In [1]:
import pandas as pd
import numpy as np
import openmatrix as omx
import os, sys, glob

In [2]:
os.chdir(r"C:\MTC_tmpy\TM2\New Zone\Airport")

In [3]:
# read and validate crosswalk
xwalk = pd.read_csv("TM2TAZ_Renum_Consec.csv")
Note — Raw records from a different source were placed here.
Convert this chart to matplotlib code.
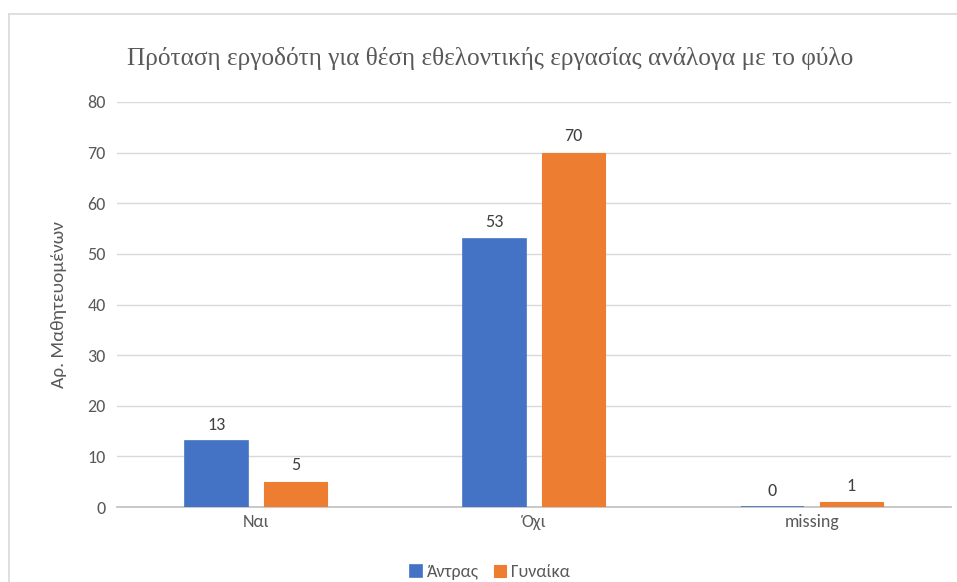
import matplotlib.pyplot as plt
import numpy as np
from matplotlib.lines import Line2D

categories = ['Ναι', 'Όχι', 'missing']
men = [13, 53, 0]
women = [5, 70, 1]
series_names = ['Άντρας', 'Γυναίκα']

blue = '#4472C4'
orange = '#ED7D31'
grey_text = '#595959'

plt.rcParams['font.family'] = 'Carlito'

fig = plt.figure(figsize=(9.57, 5.82), dpi=100)
ax = fig.add_axes([117 / 957, 1 - 507 / 582, (951 - 117) / 957, (507 - 102) / 582])

x = np.arange(len(categories))
w = 0.227
off = 0.142
b1 = ax.bar(x - off, men, w, color=blue, edgecolor=blue, linewidth=1.2,
            label=series_names[0], zorder=3)
b2 = ax.bar(x + off, women, w, color=orange, edgecolor=orange, linewidth=0.8,
            label=series_names[1], zorder=3)

for bars in (b1, b2):
    ax.bar_label(bars, padding=6, fontsize=13, color='#404040')

ax.set_xlim(-0.5, 2.5)
ax.set_ylim(0, 80)
ax.set_yticks(range(0, 81, 10))
ax.set_xticks(x)
ax.set_xticklabels(categories)
ax.grid(axis='y', color='#d9d9d9', linewidth=1)
ax.set_axisbelow(True)
for s in ['top', 'right', 'left']:
    ax.spines[s].set_visible(False)
ax.spines['bottom'].set_color('#bfbfbf')
ax.spines['bottom'].set_linewidth(1.2)
ax.spines['bottom'].set_zorder(2)
ax.tick_params(axis='both', length=0, labelsize=13, labelcolor=grey_text)
ax.tick_params(axis='y', pad=8)
ax.tick_params(axis='x', pad=5)

ax.set_ylabel('Αρ. Μαθητευομένων', fontsize=14, color=grey_text, labelpad=15)

fig.text(490 / 957, 1 - 58 / 582, 'Πρόταση εργοδότη για θέση εθελοντικής εργασίας ανάλογα με το φύλο',
         ha='center', va='center', fontsize=18.2, color=grey_text, family='Liberation Serif')

fig.legend(handles=[b1, b2], loc='center', bbox_to_anchor=(490 / 957, 1 - 572 / 582),
           ncol=2, frameon=False, fontsize=13, labelcolor=grey_text,
           handlelength=0.65, handleheight=0.65, handletextpad=0.3, columnspacing=0.8)

# chart frame (partly cropped in the reference)
fig.add_artist(Line2D([9 / 957, 9 / 957], [0, 1 - 14 / 582], color='#d9d9d9', linewidth=1.2,
                      transform=fig.transFigure))
fig.add_artist(Line2D([9 / 957, 1], [1 - 14 / 582, 1 - 14 / 582], color='#d9d9d9', linewidth=1.2,
                      transform=fig.transFigure))

fig.savefig('out.png', dpi=100)
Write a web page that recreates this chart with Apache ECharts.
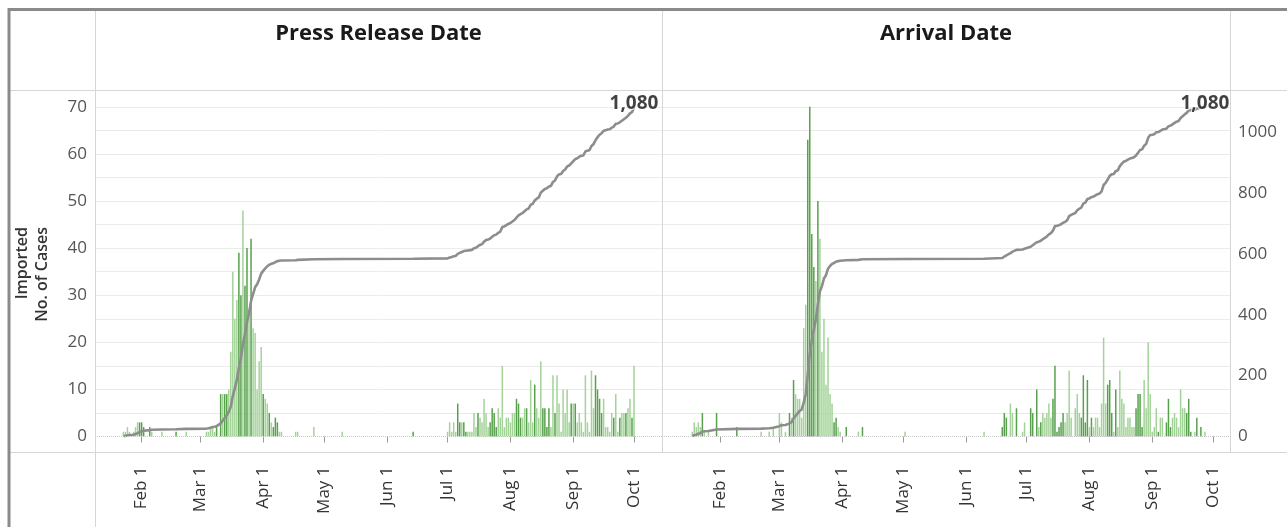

# every TM1.5 and TM2 zone is accounted for
# factors sum up to 1 for every TM1.5 zone

missing_zone_IP = set(range(1, max(xwalk.IPZONE) + 1)) - set(xwalk.IPZONE)
missing_zone_OP = set(range(1, max(xwalk.OPZONE) + 1)) - set(xwalk.OPZONE)
assert len(missing_zone_IP) == 0, f'missing TM1.5 zones, {missing_zone_IP}'
assert len(missing_zone_OP) == 0, f'missing TM2 zones, {missing_zone_OP}'

assert (xwalk.groupby(['IPZONE'])['FACTOR'].sum().round(5).nunique() == 1 and
        xwalk.groupby(['IPZONE'])['FACTOR'].sum().round(5).max() == 1), 'factors do not add up to one for every TM1.5 zone'

In [4]:
max(xwalk.IPZONE), max(xwalk.OPZONE)

(4735, 3332)

In [5]:
xwalk.head()

Unnamed: 0,IPZONE,OPZONE,FACTOR
0,1,248,1.0
1,2,249,1.0
2,3,250,1.0
3,4,9,1.0
4,5,251,1.0


In [19]:
in_table_regex = "{year}_tripsAirPax{period}.omx"
out_omx_regex = "disagg/{year}_tripsAirPax{period}.omx"
modes = ["da","sr2","sr3"] # from tm2py model_config.toml

In [9]:
if not os.path.exists('disagg'):
    os.mkdir('disagg')

In [11]:
def read_omx_mats(fn):
    with omx.open_file(fn) as f:
        return f.list_matrices()

In [14]:
# open one file to inspect format
year = '2015'
time_period = 'EA'
read_omx_mats(in_table_regex.format(year = year, period = time_period))

['DA', 'S2', 'S3']

In [23]:
for year in ['2015','2040','2050']:

    for time_period in ['EA','AM','MD','PM','EV']:
        with omx.open_file(in_table_regex.format(year = year, period = time_period)) as f, omx.open_file(out_omx_regex.format(year = year, period=time_period), 'a') as f_out:
            for mode in modes:
                mat_name = mode.upper().replace('SR','S')
                arr = np.array(f[mat_name])
                # Disaggregate
                df = pd.DataFrame(arr)
                df.index.name = 'ORIG'
                df.columns.name = 'DEST'
                df = df.stack().rename('val').reset_index()
                df['ORIG'] += 1
                df['DEST'] += 1

                df_xwalk = df.merge(
                        xwalk, left_on = ['ORIG'], right_on = ['IPZONE'], how = 'left').merge(
                        xwalk, left_on = ['DEST'], right_on = ['IPZONE'], how = 'left', suffixes = ['_ORIG','_DEST'])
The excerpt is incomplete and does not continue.